1. Understand how your organization uniquely benefits

Strong collaborations begin with a clear understanding of your organization’s unique challenges and strengths. For example, an organization may have a strong pipeline of new innovations but lack the marketing infrastructure to drive demand. Without these insights about your organization, it’s difficult to determine how a potential partner can complement your capabilities. Gaining clarity will make it easier to select partners that best complement your organization.

2. Adopt a business model that fuels collaboration

Any healthcare organization can benefit from collaboration, but adopting the right business model can maximize its impact. For example, Mayo Clinic Laboratories embraced a platform business model in 2024 to provide a robust test menu that features the latest innovations from Mayo Clinic and other like-minded organizations.

This model brings together diagnostic solutions in new ways that make it easier to deliver more comprehensive answers for healthcare providers and their patients. With many diagnostic options in one place, it also becomes easier to collect data across the diagnostic ecosystem — identifying unmet patient and organizational needs as well as repurposing existing tools for new disease areas.

3. Select the right collaborators

Regardless of your business model, not every collaborator will be the right fit. A strategic evaluation of potential partners ensures alignment in values, a shared value proposition, and mutually beneficial relationships that foster innovation and growth.

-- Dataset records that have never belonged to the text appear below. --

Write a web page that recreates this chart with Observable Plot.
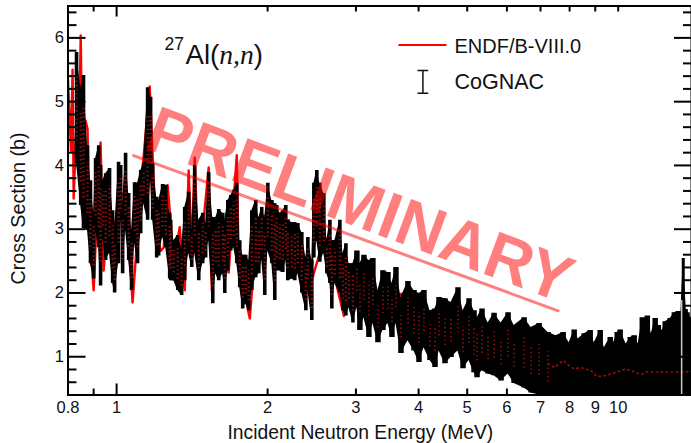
<!DOCTYPE html>
<html><head><meta charset="utf-8">
<script src="https://cdn.jsdelivr.net/npm/d3@7"></script>
<script src="https://cdn.jsdelivr.net/npm/@observablehq/plot@0.6"></script>
<style>html,body{margin:0;padding:0;background:#fff}svg{display:block}</style>
</head><body><div id="c"></div>
<script>
// CoGNAC points: energy (MeV), upper and lower end of the error bar (b)
const energy = [0.832,0.848,0.859,0.875,0.887,0.900,0.908,0.921,0.929,0.938,0.951,0.968,0.982,0.991,1.009,1.019,1.028,1.042,1.057,1.071,1.086,1.101,1.117,1.132,1.153,1.169,1.180,1.202,1.213,1.235,1.253,1.276,1.282,1.300,1.324,1.348,1.367,1.392,1.412,1.431,1.458,1.485,1.505,1.526,1.555,1.576,1.598,1.628,1.643,1.666,1.689,1.712,1.736,1.760,1.784,1.809,1.834,1.860,1.894,1.921,1.947,1.974,2.002,2.039,2.067,2.086,2.115,2.145,2.174,2.194,2.235,2.266,2.298,2.340,2.384,2.406,2.450,2.473,2.507,2.542,2.589,2.625,2.662,2.686,2.723,2.787,2.826,2.865,2.905,2.959,3.013,3.055,3.112,3.184,3.243,3.319,3.396,3.475,3.539,3.605,3.689,3.809,3.916,4.007,4.100,4.215,4.313,4.393,4.516,4.642,4.793,4.905,5.042,5.159,5.231,5.352,5.502,5.656,5.841,6.032,6.200,6.493,6.704,6.955,7.249,7.520,7.767,7.983,8.170,8.321,8.554,8.793,8.958,9.207,9.379,9.640,9.773,9.955,10.09,10.37,10.57,10.76,10.96,11.17,11.27,11.43,11.64,11.85,12.02,12.24,12.41,12.70,12.94,13.18,13.30,13.48,13.67,13.79,13.99];
const upper = [5.77,5.22,5.41,4.31,3.76,3.26,4.11,4.31,4.00,3.76,3.87,3.95,3.29,2.98,4.05,4.00,3.40,4.19,3.56,2.98,3.73,3.72,3.92,4.03,5.22,5.07,4.03,3.50,3.45,3.70,3.69,3.25,3.14,2.82,2.90,2.71,3.34,3.58,2.98,4.00,3.14,3.25,3.09,3.89,3.18,3.18,3.31,3.25,3.14,3.45,3.53,3.61,3.72,2.82,2.59,2.59,2.51,3.29,3.45,3.18,3.34,3.18,3.72,3.45,3.40,3.37,3.25,3.29,3.37,3.14,3.10,3.10,3.09,2.95,2.55,2.87,2.51,3.72,3.92,3.72,3.56,2.82,3.14,2.82,2.82,3.14,2.62,2.77,2.46,2.46,2.66,2.46,2.59,2.51,2.54,2.04,2.35,2.32,2.15,2.40,1.93,2.18,2.04,1.99,2.04,1.72,1.75,1.93,1.91,1.85,2.08,1.72,1.91,1.72,1.61,1.75,1.53,1.68,1.53,1.69,1.49,1.61,1.46,1.52,1.38,1.33,1.38,1.22,1.42,1.28,1.36,1.41,1.22,1.41,1.14,1.30,1.20,1.38,1.42,1.20,1.30,1.33,1.20,1.61,1.30,1.64,1.36,1.60,1.49,1.41,1.55,1.60,1.69,1.71,1.49,2.54,1.74,1.69,1.60];
const lower = [4.03,3.37,3.01,2.98,2.46,2.22,2.98,2.71,2.11,2.87,2.51,2.62,2.15,2.00,2.46,3.14,2.30,2.98,2.51,2.04,2.77,2.46,2.93,3.40,3.14,3.76,3.14,2.55,2.58,2.87,2.71,2.22,2.19,2.19,2.04,1.96,2.19,2.62,2.40,2.62,2.19,2.46,2.55,2.82,1.83,2.30,2.19,2.30,1.99,2.35,2.66,2.71,2.46,2.08,1.75,1.83,1.72,2.04,2.24,2.30,2.51,1.96,2.66,2.46,1.88,2.35,2.35,2.32,2.51,2.19,2.22,2.19,2.30,2.00,1.72,2.04,1.57,2.55,2.82,2.48,2.62,2.30,2.15,1.75,2.15,2.00,1.72,1.64,1.77,1.53,1.77,1.41,1.61,1.30,1.52,1.22,1.41,1.52,1.30,1.52,1.05,1.25,1.09,0.91,1.14,0.94,0.83,1.09,0.89,0.99,1.09,0.81,0.94,0.75,0.67,0.78,0.73,0.70,0.62,0.73,0.58,0.51,0.43,0.40,0.30,0.30,0.30,0.30,0.30,0.30,0.30,0.30,0.30,0.30,0.30,0.30,0.30,0.30,0.30,0.30,0.30,0.30,0.30,0.30,0.30,0.30,0.30,0.30,0.30,0.30,0.30,0.30,0.30,0.30,0.30,0.30,0.30,0.30,0.30];
// ENDF/B-VIII.0 evaluation
const endfEnergy = [0.80,0.811,0.817,0.821,0.832,0.840,0.848,0.855,0.867,0.875,0.883,0.900,0.916,0.929,0.942,0.970,0.982,1.009,1.042,1.076,1.117,1.164,1.196,1.224,1.241,1.264,1.300,1.336,1.367,1.392,1.412,1.431,1.458,1.526,1.548,1.562,1.628,1.673,1.736,1.752,1.843,1.903,2.048,2.125,2.204,2.330,2.450,2.600,2.839,3.000,3.370,3.706,4.050,4.642,5.231,5.500,5.840,6.200,6.490,6.700,6.955,7.250,7.470,7.770,7.980,8.170,8.440,8.830,9.040,9.250,9.680,10.37,11.12,11.37,12.19,13.36,14.0];
const endfValue = [5.36,4.23,5.50,3.48,4.70,3.92,6.04,3.92,4.70,4.58,2.98,2.04,3.45,4.36,2.35,3.45,2.82,3.45,3.60,1.85,3.61,5.24,3.06,2.66,2.71,3.69,2.51,3.03,2.04,3.92,2.66,4.12,2.35,3.97,2.04,3.14,2.43,2.32,4.16,2.43,1.60,2.98,3.42,2.35,3.14,2.40,2.20,2.90,1.64,2.20,1.88,1.99,1.41,1.25,1.33,1.17,1.33,1.25,1.17,1.09,1.05,0.89,0.83,0.94,0.86,0.81,0.83,0.78,0.70,0.69,0.73,0.81,0.72,0.76,0.76,0.76,0.77];

const xMajor = [1];
const xMinor = [0.9,2,3,4,5,6,7,8,9,10];
const xLabels = [0.8,1,2,3,4,5,6,7,8,9,10];
const yMajor = [1,2,3,4,5,6];
const yMinor = [0.6,0.8,1.2,1.4,1.6,1.8,2.2,2.4,2.6,2.8,3.2,3.4,3.6,3.8,4.2,4.4,4.6,4.8,5.2,5.4,5.6,5.8,6.2,6.4];

const stampLineE = [1.081,7.59];
const stampLineY = [4.155,1.72];
const legendLineE = [3.66,4.53];
const legendLineY = [5.89,5.89];
const legendBarE = [4.08,4.08];
const legendBarY = [5.49,5.13];
const legendCapE = [3.99,4.17];
const lastGapE = 13.38;

const pts = energy.map((e,i)=>({e,hi:upper[i],lo:lower[i]}));
const endf = endfEnergy.map((e,i)=>({e,v:endfValue[i]}));
const sans = "'Liberation Sans',Arial,sans-serif";
const serif = "'Liberation Serif','Times New Roman',serif";

// text placed by page pixel, measured from the frame's top-left corner
const L = 67.5, T = 5.5;
const label = (s,px,py,o={}) => Plot.text([s],{text:d=>d,frameAnchor:"top-left",dx:px-L,dy:py-T,lineAnchor:"bottom",textAnchor:"start",fontFamily:sans,fill:"#111",...o});
const xTicks = (vals,a,b) => Plot.ruleX(vals,{y1:a,y2:b,stroke:"#000",strokeWidth:2});
const ladder = (rows,f,c,w) => Plot.ruleX(rows,{x:"e",y1:d=>d.lo+f*(d.hi-d.lo),y2:d=>d.hi-f*(d.hi-d.lo),stroke:c,strokeWidth:w,strokeDasharray:"1.4,2.8",clip:true});

const plot = Plot.plot({
  width:691,height:443,marginLeft:L,marginRight:0,marginTop:T,marginBottom:48.5,
  style:{fontFamily:sans,background:"#fff",overflow:"hidden"},
  x:{type:"log",domain:[0.8,14],axis:null},
  y:{domain:[0.4,6.5]},
  marks:[
    Plot.line(endf,{x:"e",y:"v",stroke:"#ff0000",strokeWidth:2.4,clip:true}),
    Plot.areaY(pts,{x:"e",y1:"lo",y2:"hi",fill:"#000",clip:true}),
    Plot.ruleX(pts.filter(d=>d.e<3),{x:"e",y1:"lo",y2:"hi",stroke:"#000",strokeWidth:3.6,clip:true}),
    Plot.ruleX(pts.filter(d=>d.e>=3&&d.e<13.4),{x:"e",y1:"lo",y2:"hi",stroke:"#000",strokeWidth:5.5,clip:true}),
    Plot.ruleX(pts.filter(d=>d.e>=13.4),{x:"e",y1:"lo",y2:"hi",stroke:"#000",strokeWidth:3,clip:true}),
    ladder(pts.filter(d=>d.e<3),0.2,"#8f1010",2.4),
    ladder(pts.filter(d=>d.e>=3&&d.e<7.4),0.28,"#7a0c0c",2),
    Plot.line(endf.filter(d=>d.e>=7.2),{x:"e",y:"v",stroke:"#8f1010",strokeWidth:1.6,strokeDasharray:"1.5,3.5",clip:true}),
    Plot.ruleX([lastGapE],{y1:0.4,y2:1.88,stroke:"#c8c8c8",strokeWidth:1.5}),

    Plot.axisY(yMajor,{anchor:"left",tickSize:-18,strokeWidth:2,text:null,label:null}),
    Plot.axisY(yMinor,{anchor:"left",tickSize:-9,strokeWidth:2,text:null,label:null}),
    Plot.axisY(yMajor,{anchor:"right",tickSize:-18,strokeWidth:2,text:null,label:null}),
    Plot.axisY(yMinor,{anchor:"right",tickSize:-9,strokeWidth:2,text:null,label:null}),
    xTicks(xMajor,0.4,0.573),
    xTicks(xMinor,0.4,0.494),
    xTicks(xMajor,6.5,6.327),
    xTicks(xMinor,6.5,6.406),
    Plot.text(xLabels,{x:d=>d,text:d=>String(d),frameAnchor:"bottom",dy:12.5,lineAnchor:"middle",fontSize:16.5,fill:"#111",fontFamily:sans}),
    Plot.axisY(yMajor,{anchor:"left",tickSize:0,tickPadding:4,fontSize:16.5,tickFormat:d=>String(d),label:null,fill:"#111"}),
    Plot.frame({stroke:"#000",strokeWidth:2}),

    label("Incident Neutron Energy (MeV)",227,438,{fontSize:19.3}),
    Plot.text(["Cross Section (b)"],{text:d=>d,frameAnchor:"top-left",dx:24-L,dy:208-T,rotate:-90,lineAnchor:"bottom",textAnchor:"middle",fontFamily:sans,fontSize:19.7,fill:"#111"}),

    label("27",164,49,{fontSize:17.5}),
    label("Al(",185,63,{fontSize:27.6}),
    label("n,n",218.7,63,{fontSize:27.6,fontFamily:serif,fontStyle:"italic"}),
    label(")",253.2,63,{fontSize:27.6}),

    Plot.line(legendLineE.map((e,i)=>({e,v:legendLineY[i]})),{x:"e",y:"v",stroke:"#ff0000",strokeWidth:2}),
    label("ENDF/B-VIII.0",454,52.5,{fontSize:20}),
    Plot.line(legendBarE.map((e,i)=>({e,v:legendBarY[i]})),{x:"e",y:"v",stroke:"#111",strokeWidth:1.5}),
    Plot.line(legendCapE.map(e=>({e,v:legendBarY[0]})),{x:"e",y:"v",stroke:"#111",strokeWidth:1.5}),
    Plot.line(legendCapE.map(e=>({e,v:legendBarY[1]})),{x:"e",y:"v",stroke:"#111",strokeWidth:1.5}),
    label("CoGNAC",454,88.5,{fontSize:21.5}),

    Plot.line(stampLineE.map((e,i)=>({e,v:stampLineY[i]})),{x:"e",y:"v",stroke:"#ff0000",strokeOpacity:0.5,strokeWidth:3}),
    label("PRELIMINARY",142,147,{fontSize:65.4,fontWeight:"bold",fill:"#ff0000",fillOpacity:0.5,rotate:20.35})
  ]
});
document.getElementById("c").appendChild(plot);
</script></body></html>
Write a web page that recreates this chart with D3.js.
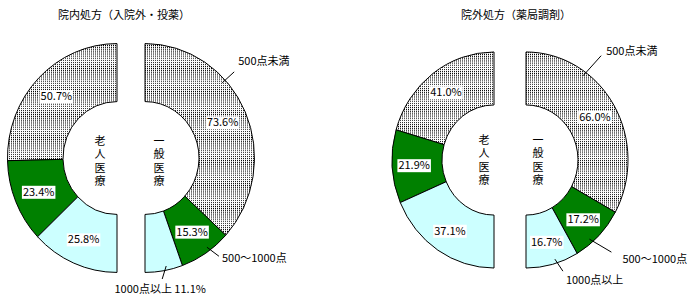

  • Alignment: Organizations must share similar values, visions, and business objectives. This alignment reduces the risk of conflict and helps build sustainable, meaningful collaborations that drive innovation and deliver valuable solutions for healthcare.
  • Value proposition: A collaboration should create value for the market by addressing critical healthcare needs or advancing patient care. Addressing a genuine need increases the likelihood of creating impactful solutions that are in demand and improve patient care.
  • Mutually beneficial: Collaborations must generate meaningful value for all involved. This could include enhanced capabilities, increased innovation, or improved efficiency. For example, Mayo Clinic Laboratories recently engaged companies to offer solutions that advance neurodegenerative disease diagnostics and enhance cancer testing to better inform treatment decisions. These collaborators fill gaps in our diagnostic capabilities, while we offer them a streamlined path to market. When both organizations benefit, they develop a shared purpose and common goals that support long-term success through ongoing teamwork, resilience, and continued investment.

4. Manage relationships effectively

Finding the right partner is just the beginning. Ongoing relationship management is essential and should start by establishing clear, shared expectations. Then, revisit the expectations regularly and be willing to adjust — or even end an agreement — as industry trends, geopolitical conditions, and other internal and external factors evolve. Reviewing data regularly to assess performance and guide transparent conversations is critical to those decisions. Without honest, data-driven conversations, you risk harming relationships and continuing to invest in arrangements that no longer deliver value and divert resources from more promising opportunities.

Unlock the potential

In today’s dynamic healthcare landscape, collaboration isn’t just a strategic advantage — it’s a necessity. You can unlock the full potential by understanding your organization’s unique strengths, adopting a business model that fosters cooperation, selecting aligned organizations, and managing those relationships effectively. These steps pave the way for more innovative solutions and ensure that collaborations remain purposeful and impactful for collaborators, clinicians, and patients.